(begin)
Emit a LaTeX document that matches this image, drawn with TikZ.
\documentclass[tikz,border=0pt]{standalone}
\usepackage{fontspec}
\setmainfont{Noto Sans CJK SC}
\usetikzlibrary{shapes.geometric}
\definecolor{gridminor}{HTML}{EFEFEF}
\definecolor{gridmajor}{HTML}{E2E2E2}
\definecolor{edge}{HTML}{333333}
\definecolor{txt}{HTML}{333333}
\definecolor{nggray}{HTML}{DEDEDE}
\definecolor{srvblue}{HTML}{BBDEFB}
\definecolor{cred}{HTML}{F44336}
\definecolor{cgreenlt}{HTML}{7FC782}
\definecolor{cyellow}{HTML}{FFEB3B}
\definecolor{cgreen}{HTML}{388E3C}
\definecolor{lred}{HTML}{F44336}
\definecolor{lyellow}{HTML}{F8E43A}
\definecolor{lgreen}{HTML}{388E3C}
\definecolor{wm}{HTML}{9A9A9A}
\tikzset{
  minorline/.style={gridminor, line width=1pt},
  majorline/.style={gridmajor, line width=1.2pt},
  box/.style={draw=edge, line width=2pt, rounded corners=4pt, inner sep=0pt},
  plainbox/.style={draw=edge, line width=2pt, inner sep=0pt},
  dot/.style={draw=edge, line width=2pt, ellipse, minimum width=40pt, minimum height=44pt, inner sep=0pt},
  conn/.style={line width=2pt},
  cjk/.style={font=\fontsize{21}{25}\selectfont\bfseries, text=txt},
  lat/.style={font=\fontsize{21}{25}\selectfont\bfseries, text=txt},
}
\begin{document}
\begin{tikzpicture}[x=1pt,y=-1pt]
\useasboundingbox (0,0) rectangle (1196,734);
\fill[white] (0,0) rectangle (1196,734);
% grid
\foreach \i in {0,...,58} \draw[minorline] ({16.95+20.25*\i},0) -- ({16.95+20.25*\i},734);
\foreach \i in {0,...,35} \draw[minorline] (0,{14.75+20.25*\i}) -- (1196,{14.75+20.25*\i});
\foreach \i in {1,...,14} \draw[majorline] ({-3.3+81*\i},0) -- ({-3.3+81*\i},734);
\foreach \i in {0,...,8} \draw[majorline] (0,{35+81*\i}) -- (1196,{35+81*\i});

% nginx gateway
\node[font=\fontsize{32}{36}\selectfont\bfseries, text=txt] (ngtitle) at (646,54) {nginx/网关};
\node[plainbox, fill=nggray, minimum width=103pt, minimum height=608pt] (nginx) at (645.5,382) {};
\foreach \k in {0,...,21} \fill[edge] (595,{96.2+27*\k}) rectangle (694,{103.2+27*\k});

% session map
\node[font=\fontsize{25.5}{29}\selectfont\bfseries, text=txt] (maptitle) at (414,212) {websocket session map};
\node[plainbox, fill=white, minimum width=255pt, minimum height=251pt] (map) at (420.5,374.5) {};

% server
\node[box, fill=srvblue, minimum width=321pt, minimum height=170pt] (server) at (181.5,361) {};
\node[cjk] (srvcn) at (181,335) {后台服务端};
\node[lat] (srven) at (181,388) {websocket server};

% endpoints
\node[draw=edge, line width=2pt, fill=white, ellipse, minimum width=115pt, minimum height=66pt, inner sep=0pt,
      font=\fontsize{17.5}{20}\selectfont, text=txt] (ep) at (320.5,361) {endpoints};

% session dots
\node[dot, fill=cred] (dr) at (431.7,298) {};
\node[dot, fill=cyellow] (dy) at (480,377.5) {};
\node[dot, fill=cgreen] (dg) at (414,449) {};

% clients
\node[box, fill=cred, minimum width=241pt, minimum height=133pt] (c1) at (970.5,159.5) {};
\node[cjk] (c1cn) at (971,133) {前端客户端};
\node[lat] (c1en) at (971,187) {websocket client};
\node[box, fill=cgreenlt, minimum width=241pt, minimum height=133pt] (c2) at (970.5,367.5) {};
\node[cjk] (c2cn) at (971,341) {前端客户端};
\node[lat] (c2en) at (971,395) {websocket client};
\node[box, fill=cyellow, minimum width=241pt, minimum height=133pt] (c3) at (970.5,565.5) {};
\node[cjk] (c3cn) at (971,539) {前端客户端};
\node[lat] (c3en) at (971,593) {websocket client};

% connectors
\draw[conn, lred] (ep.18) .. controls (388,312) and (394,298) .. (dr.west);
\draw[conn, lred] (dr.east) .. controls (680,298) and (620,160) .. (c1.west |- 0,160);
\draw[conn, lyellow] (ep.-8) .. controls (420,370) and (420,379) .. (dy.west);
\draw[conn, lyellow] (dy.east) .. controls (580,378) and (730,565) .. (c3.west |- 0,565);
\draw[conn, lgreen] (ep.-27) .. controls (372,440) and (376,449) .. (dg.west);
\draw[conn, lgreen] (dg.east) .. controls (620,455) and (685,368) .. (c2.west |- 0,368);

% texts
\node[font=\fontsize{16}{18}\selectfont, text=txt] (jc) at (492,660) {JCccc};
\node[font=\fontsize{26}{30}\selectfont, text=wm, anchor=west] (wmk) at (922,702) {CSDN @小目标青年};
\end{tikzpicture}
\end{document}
(end)
◆ **Exercise prompt**
Set down every line of the listing above again, exactly as given.

◆ **Task output**
Emit a LaTeX document that matches this image, drawn with TikZ.
\documentclass[tikz,border=0pt]{standalone}
\usepackage{fontspec}
\setmainfont{Noto Sans CJK SC}
\usetikzlibrary{shapes.geometric}
\definecolor{gridminor}{HTML}{EFEFEF}
\definecolor{gridmajor}{HTML}{E2E2E2}
\definecolor{edge}{HTML}{333333}
\definecolor{txt}{HTML}{333333}
\definecolor{nggray}{HTML}{DEDEDE}
\definecolor{srvblue}{HTML}{BBDEFB}
\definecolor{cred}{HTML}{F44336}
\definecolor{cgreenlt}{HTML}{7FC782}
\definecolor{cyellow}{HTML}{FFEB3B}
\definecolor{cgreen}{HTML}{388E3C}
\definecolor{lred}{HTML}{F44336}
\definecolor{lyellow}{HTML}{F8E43A}
\definecolor{lgreen}{HTML}{388E3C}
\definecolor{wm}{HTML}{9A9A9A}
\tikzset{
  minorline/.style={gridminor, line width=1pt},
  majorline/.style={gridmajor, line width=1.2pt},
  box/.style={draw=edge, line width=2pt, rounded corners=4pt, inner sep=0pt},
  plainbox/.style={draw=edge, line width=2pt, inner sep=0pt},
  dot/.style={draw=edge, line width=2pt, ellipse, minimum width=40pt, minimum height=44pt, inner sep=0pt},
  conn/.style={line width=2pt},
  cjk/.style={font=\fontsize{21}{25}\selectfont\bfseries, text=txt},
  lat/.style={font=\fontsize{21}{25}\selectfont\bfseries, text=txt},
}
\begin{document}
\begin{tikzpicture}[x=1pt,y=-1pt]
\useasboundingbox (0,0) rectangle (1196,734);
\fill[white] (0,0) rectangle (1196,734);
% grid
\foreach \i in {0,...,58} \draw[minorline] ({16.95+20.25*\i},0) -- ({16.95+20.25*\i},734);
\foreach \i in {0,...,35} \draw[minorline] (0,{14.75+20.25*\i}) -- (1196,{14.75+20.25*\i});
\foreach \i in {1,...,14} \draw[majorline] ({-3.3+81*\i},0) -- ({-3.3+81*\i},734);
\foreach \i in {0,...,8} \draw[majorline] (0,{35+81*\i}) -- (1196,{35+81*\i});

% nginx gateway
\node[font=\fontsize{32}{36}\selectfont\bfseries, text=txt] (ngtitle) at (646,54) {nginx/网关};
\node[plainbox, fill=nggray, minimum width=103pt, minimum height=608pt] (nginx) at (645.5,382) {};
\foreach \k in {0,...,21} \fill[edge] (595,{96.2+27*\k}) rectangle (694,{103.2+27*\k});

% session map
\node[font=\fontsize{25.5}{29}\selectfont\bfseries, text=txt] (maptitle) at (414,212) {websocket session map};
\node[plainbox, fill=white, minimum width=255pt, minimum height=251pt] (map) at (420.5,374.5) {};

% server
\node[box, fill=srvblue, minimum width=321pt, minimum height=170pt] (server) at (181.5,361) {};
\node[cjk] (srvcn) at (181,335) {后台服务端};
\node[lat] (srven) at (181,388) {websocket server};

% endpoints
\node[draw=edge, line width=2pt, fill=white, ellipse, minimum width=115pt, minimum height=66pt, inner sep=0pt,
      font=\fontsize{17.5}{20}\selectfont, text=txt] (ep) at (320.5,361) {endpoints};

% session dots
\node[dot, fill=cred] (dr) at (431.7,298) {};
\node[dot, fill=cyellow] (dy) at (480,377.5) {};
\node[dot, fill=cgreen] (dg) at (414,449) {};

% clients
\node[box, fill=cred, minimum width=241pt, minimum height=133pt] (c1) at (970.5,159.5) {};
\node[cjk] (c1cn) at (971,133) {前端客户端};
\node[lat] (c1en) at (971,187) {websocket client};
\node[box, fill=cgreenlt, minimum width=241pt, minimum height=133pt] (c2) at (970.5,367.5) {};
\node[cjk] (c2cn) at (971,341) {前端客户端};
\node[lat] (c2en) at (971,395) {websocket client};
\node[box, fill=cyellow, minimum width=241pt, minimum height=133pt] (c3) at (970.5,565.5) {};
\node[cjk] (c3cn) at (971,539) {前端客户端};
\node[lat] (c3en) at (971,593) {websocket client};

% connectors
\draw[conn, lred] (ep.18) .. controls (388,312) and (394,298) .. (dr.west);
\draw[conn, lred] (dr.east) .. controls (680,298) and (620,160) .. (c1.west |- 0,160);
\draw[conn, lyellow] (ep.-8) .. controls (420,370) and (420,379) .. (dy.west);
\draw[conn, lyellow] (dy.east) .. controls (580,378) and (730,565) .. (c3.west |- 0,565);
\draw[conn, lgreen] (ep.-27) .. controls (372,440) and (376,449) .. (dg.west);
\draw[conn, lgreen] (dg.east) .. controls (620,455) and (685,368) .. (c2.west |- 0,368);

% texts
\node[font=\fontsize{16}{18}\selectfont, text=txt] (jc) at (492,660) {JCccc};
\node[font=\fontsize{26}{30}\selectfont, text=wm, anchor=west] (wmk) at (922,702) {CSDN @小目标青年};
\end{tikzpicture}
\end{document}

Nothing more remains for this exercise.